La casa bianca art books ricamato a mano di Arianna Fantin

Hai mai pensato di tornare?

«Tutte le volte che terminavo un percorso mi chiedevo se fosse tempo di tornare in Italia, ma puntualmente arrivava qualcosa di nuovo che mi coinvolgeva e interessava al punto da farmi restare. Oggi in teatro, molti registi mi chiamano proprio perché non sono tedesca e porto nel mio lavoro sia l’esperienza berlinese sia il punto di vista della mia cultura di origine.

Adesso non so cosa succederà, sono tornata in Italia dove vive il mio compagno ma ho ancora casa e residenza a Berlino.
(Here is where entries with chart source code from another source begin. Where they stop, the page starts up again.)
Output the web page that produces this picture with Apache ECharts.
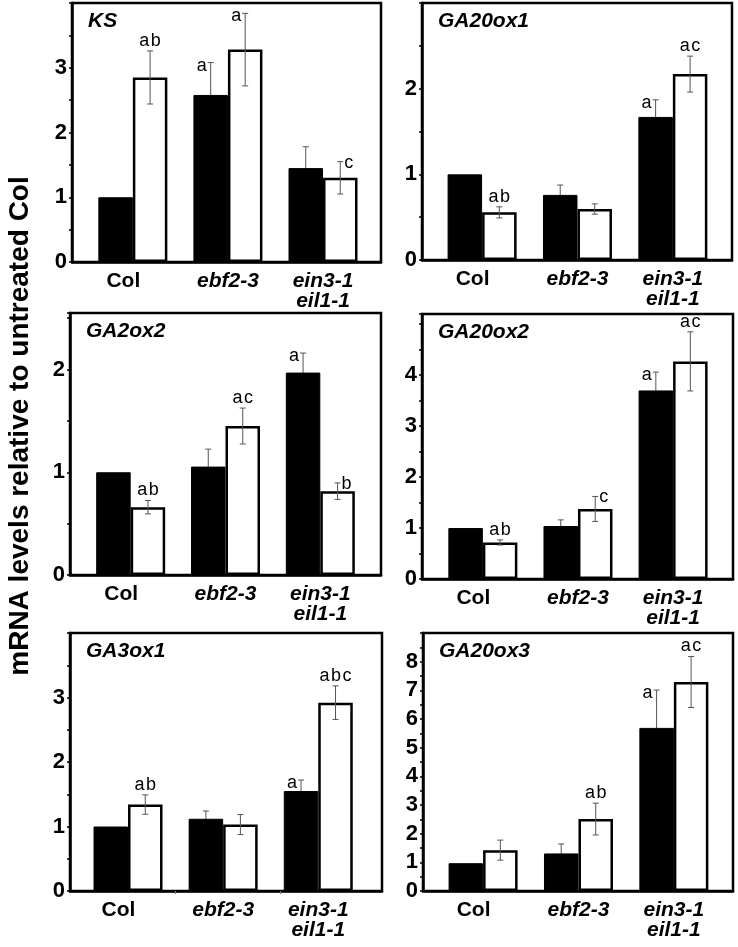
<!DOCTYPE html>
<html>
<head>
<meta charset="utf-8">
<script src="https://cdn.jsdelivr.net/npm/echarts@6/dist/echarts.min.js"></script>
<style>
  html, body { margin: 0; padding: 0; background: #fff; }
  #chart { width: 738px; height: 947px; }
</style>
</head>
<body>
<div id="chart"></div>
<script>
const genotypes = ['Col', 'ebf2-3', 'ein3-1\neil1-1'];

// KS
const ksUntreated = [1.00, 2.58, 1.45];
const ksUntreatedErr = [0, 0.50, 0.33];
const ksTreated = [2.85, 3.28, 1.30];
const ksTreatedErr = [0.41, 0.56, 0.25];
const ksUntreatedSig = ['', 'a', ''];
const ksTreatedSig = ['ab', 'a', 'c'];

// GA20ox1
const ga20ox1Untreated = [1.00, 0.76, 1.67];
const ga20ox1UntreatedErr = [0, 0.115, 0.20];
const ga20ox1Treated = [0.556, 0.595, 2.17];
const ga20ox1TreatedErr = [0.065, 0.06, 0.21];
const ga20ox1UntreatedSig = ['', '', 'a'];
const ga20ox1TreatedSig = ['ab', '', 'ac'];

// GA2ox2
const ga2ox2Untreated = [1.00, 1.055, 1.97];
const ga2ox2UntreatedErr = [0, 0.17, 0.19];
const ga2ox2Treated = [0.66, 1.45, 0.816];
const ga2ox2TreatedErr = [0.065, 0.175, 0.08];
const ga2ox2UntreatedSig = ['', '', 'a'];
const ga2ox2TreatedSig = ['ab', 'ac', 'b'];

// GA20ox2
const ga20ox2Untreated = [1.00, 1.04, 3.70];
const ga20ox2UntreatedErr = [0, 0.12, 0.36];
const ga20ox2Treated = [0.717, 1.375, 4.27];
const ga20ox2TreatedErr = [0.05, 0.245, 0.58];
const ga20ox2UntreatedSig = ['', '', 'a'];
const ga20ox2TreatedSig = ['ab', 'c', 'ac'];

// GA3ox1
const ga3ox1Untreated = [1.00, 1.12, 1.55];
const ga3ox1UntreatedErr = [0, 0.12, 0.17];
const ga3ox1Treated = [1.34, 1.03, 2.92];
const ga3ox1TreatedErr = [0.15, 0.155, 0.26];
const ga3ox1UntreatedSig = ['', '', 'a'];
const ga3ox1TreatedSig = ['ab', '', 'abc'];

// GA20ox3
const ga20ox3Untreated = [0.97, 1.31, 5.69];
const ga20ox3UntreatedErr = [0, 0.33, 1.32];
const ga20ox3Treated = [1.425, 2.51, 7.29];
const ga20ox3TreatedErr = [0.35, 0.555, 0.89];
const ga20ox3UntreatedSig = ['', '', 'a'];
const ga20ox3TreatedSig = ['', 'ab', 'ac'];

const FONT = '"Liberation Sans", Arial, sans-serif';
const BAR_W = 34.5;

// panel layout (pixels) and where each letter sits next to its error bar
const panels = [
    { gene: 'KS', grid: { left: 72, top: 3, width: 309, height: 259 }, xMin: 0.36, xMax: 3.61, yMax: 4, yLabelMax: 3,
      u: ksUntreated, ue: ksUntreatedErr, t: ksTreated, te: ksTreatedErr,
      us: ksUntreatedSig, ts: ksTreatedSig, tSide: ['top', 'left', 'right'] },
    { gene: 'GA20ox1', grid: { left: 422, top: 3, width: 310, height: 257 }, xMin: 0.37, xMax: 3.62, yMax: 3, yLabelMax: 2,
      u: ga20ox1Untreated, ue: ga20ox1UntreatedErr, t: ga20ox1Treated, te: ga20ox1TreatedErr,
      us: ga20ox1UntreatedSig, ts: ga20ox1TreatedSig, tSide: ['top', 'top', 'top'] },
    { gene: 'GA2ox2', grid: { left: 70, top: 313, width: 311, height: 262 }, xMin: 0.36, xMax: 3.64, yMax: 2.55, yLabelMax: 2,
      u: ga2ox2Untreated, ue: ga2ox2UntreatedErr, t: ga2ox2Treated, te: ga2ox2TreatedErr,
      us: ga2ox2UntreatedSig, ts: ga2ox2TreatedSig, tSide: ['top', 'top', 'right'] },
    { gene: 'GA20ox2', grid: { left: 422, top: 314, width: 311, height: 265 }, xMin: 0.36, xMax: 3.63, yMax: 5.2, yLabelMax: 4,
      u: ga20ox2Untreated, ue: ga20ox2UntreatedErr, t: ga20ox2Treated, te: ga20ox2TreatedErr,
      us: ga20ox2UntreatedSig, ts: ga20ox2TreatedSig, tSide: ['top', 'right', 'top'] },
    { gene: 'GA3ox1', grid: { left: 70, top: 633, width: 312, height: 258 }, xMin: 0.39, xMax: 3.67, yMax: 4, yLabelMax: 3,
      u: ga3ox1Untreated, ue: ga3ox1UntreatedErr, t: ga3ox1Treated, te: ga3ox1TreatedErr,
      us: ga3ox1UntreatedSig, ts: ga3ox1TreatedSig, tSide: ['top', 'top', 'top'], xTicks: [1.5, 2.6] },
    { gene: 'GA20ox3', grid: { left: 423, top: 633, width: 310, height: 258 }, xMin: 0.37, xMax: 3.62, yMax: 9, yLabelMax: 8,
      u: ga20ox3Untreated, ue: ga20ox3UntreatedErr, t: ga20ox3Treated, te: ga20ox3TreatedErr,
      us: ga20ox3UntreatedSig, ts: ga20ox3TreatedSig, tSide: ['top', 'top', 'top'] }
];

// Error bars + significance letters, drawn through the axis scales
const errorSeries = (idx, means, errs, sigs, sides, dx, z) => ({
    type: 'custom',
    xAxisIndex: idx,
    yAxisIndex: idx,
    z: z,
    silent: true,
    encode: { x: 0, y: 1 },
    data: means.map((m, k) => [k + 1, m, errs[k], k]),
    renderItem: (params, api) => {
        const x = api.value(0), m = api.value(1), e = api.value(2), k = api.value(3);
        const top = api.coord([x, m + e]);
        const bot = api.coord([x, m - e]);
        const cx = top[0] + dx;
        const children = [];
        const stroke = { stroke: '#555', lineWidth: 1 };
        if (e > 0) {
            children.push({ type: 'line', shape: { x1: cx, y1: top[1], x2: cx, y2: bot[1] }, style: stroke });
            children.push({ type: 'line', shape: { x1: cx - 3, y1: top[1], x2: cx + 3, y2: top[1] }, style: stroke });
            children.push({ type: 'line', shape: { x1: cx - 3, y1: bot[1], x2: cx + 3, y2: bot[1] }, style: stroke });
        }
        const s = sigs[k];
        if (s) {
            const side = sides[k];
            let tx = cx, ty = top[1] - 1, align = 'center', va = 'bottom';
            if (side === 'left') { tx = cx - 4; ty = top[1] + 3; align = 'right'; va = 'middle'; }
            if (side === 'right') { tx = cx + 4; ty = top[1] + 1; align = 'left'; va = 'middle'; }
            children.push({
                type: 'text', x: tx, y: ty,
                style: { text: s.split('').join('\u200a'), fill: '#000', font: 'normal 18px ' + FONT, align: align, verticalAlign: va }
            });
        }
        return { type: 'group', children };
    }
});

const option = {
    animation: false,
    backgroundColor: '#fff',
    title: [],
    grid: [],
    xAxis: [],
    yAxis: [],
    series: [],
    graphic: [{
        type: 'text',
        x: 20,
        y: 426,
        rotation: Math.PI / 2,
        style: {
            text: 'mRNA levels relative to untreated Col',
            font: 'bold 28px ' + FONT,
            fill: '#000',
            align: 'center',
            verticalAlign: 'middle'
        }
    }]
};

panels.forEach((p, i) => {
    option.grid.push(Object.assign({ show: true, borderColor: '#000', borderWidth: 2.5 }, p.grid));

    option.title.push({
        text: p.gene,
        left: p.grid.left + 16,
        top: p.grid.top + 8,
        padding: 0,
        textStyle: { fontFamily: FONT, fontSize: 21, fontWeight: 'bold', fontStyle: 'italic', color: '#000' }
    });

    option.xAxis.push({
        type: 'value',
        gridIndex: i,
        min: p.xMin,
        max: p.xMax,
        splitLine: { show: false },
        axisLine: { onZero: false, lineStyle: { color: '#000', width: 2.5 } },
        axisTick: p.xTicks
            ? { show: true, customValues: p.xTicks, length: 3, lineStyle: { color: '#777', width: 1 } }
            : { show: false },
        axisLabel: {
            customValues: [0.9, 2, 3],
            margin: 9,
            formatter: (v) => {
                const name = genotypes[Math.round(v) - 1] || '';
                return name.split('\n').map(s => (s === 'Col' ? '{n|' : '{i|') + s + '}').join('\n');
            },
            rich: {
                n: { fontFamily: FONT, fontSize: 21, fontWeight: 'bold', color: '#000', lineHeight: 20 },
                i: { fontFamily: FONT, fontSize: 21, fontWeight: 'bold', fontStyle: 'italic', color: '#000', lineHeight: 20 }
            }
        }
    });

    option.yAxis.push({
        type: 'value',
        gridIndex: i,
        min: 0,
        max: p.yMax,
        interval: 0.5,
        splitLine: { show: false },
        axisLine: { show: true, onZero: false, lineStyle: { color: '#000', width: 2.5 } },
        axisTick: { show: true, length: 3, lineStyle: { color: '#000', width: 1.5 } },
        axisLabel: {
            margin: 5,
            fontFamily: FONT,
            fontSize: 22,
            fontWeight: 'bold',
            color: '#000',
            formatter: (v) => (Number.isInteger(v) && v <= p.yLabelMax ? String(v) : '')
        }
    });

    // untreated (black) and GA-treated (white) bars
    option.series.push({
        type: 'bar',
        xAxisIndex: i,
        yAxisIndex: i,
        z: 2,
        barWidth: BAR_W,
        barGap: '0%',
        data: p.u.map((v, k) => [k + 1, v]),
        itemStyle: { color: '#000', borderColor: '#000', borderWidth: 1 }
    });
    option.series.push({
        type: 'bar',
        xAxisIndex: i,
        yAxisIndex: i,
        z: 2,
        barWidth: BAR_W,
        barGap: '0%',
        data: p.t.map((v, k) => [k + 1, v]),
        itemStyle: { color: '#fff', borderColor: '#000', borderWidth: 2.5 }
    });

    option.series.push(errorSeries(i, p.u, p.ue, p.us, ['left', 'left', 'left'], -BAR_W / 2, 1));
    option.series.push(errorSeries(i, p.t, p.te, p.ts, p.tSide, BAR_W / 2, 3));
});

const chart = echarts.init(document.getElementById('chart'), null, { renderer: 'canvas' });
chart.setOption(option);
</script>
</body>
</html>
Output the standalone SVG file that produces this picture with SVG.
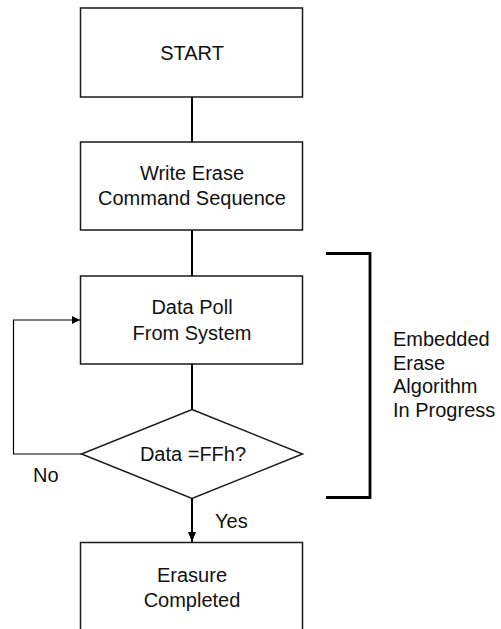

Può essere che tutto questo si mescoli in un’unica dimensione, chissà».

 

Arianna un’ultima domanda: Che cosa vedi dalla tua finestra?

«Questa è una bella domanda. Innanzitutto, di finestre ne ho diverse: sicuramente una Italia e una in Germania. Al momento vedo in modo molto annebbiato da entrambe. Non sono negativa perché sono sicura ci saranno belle sorprese, ma credo anche serva una terza finestra per mettere a fuoco.

Forse basterebbe anche l’occhiello di una porta, purché sia uno spiraglio che si distanzi dal passato a Berlino e dalla permanenza a Bologna durante la pandemia».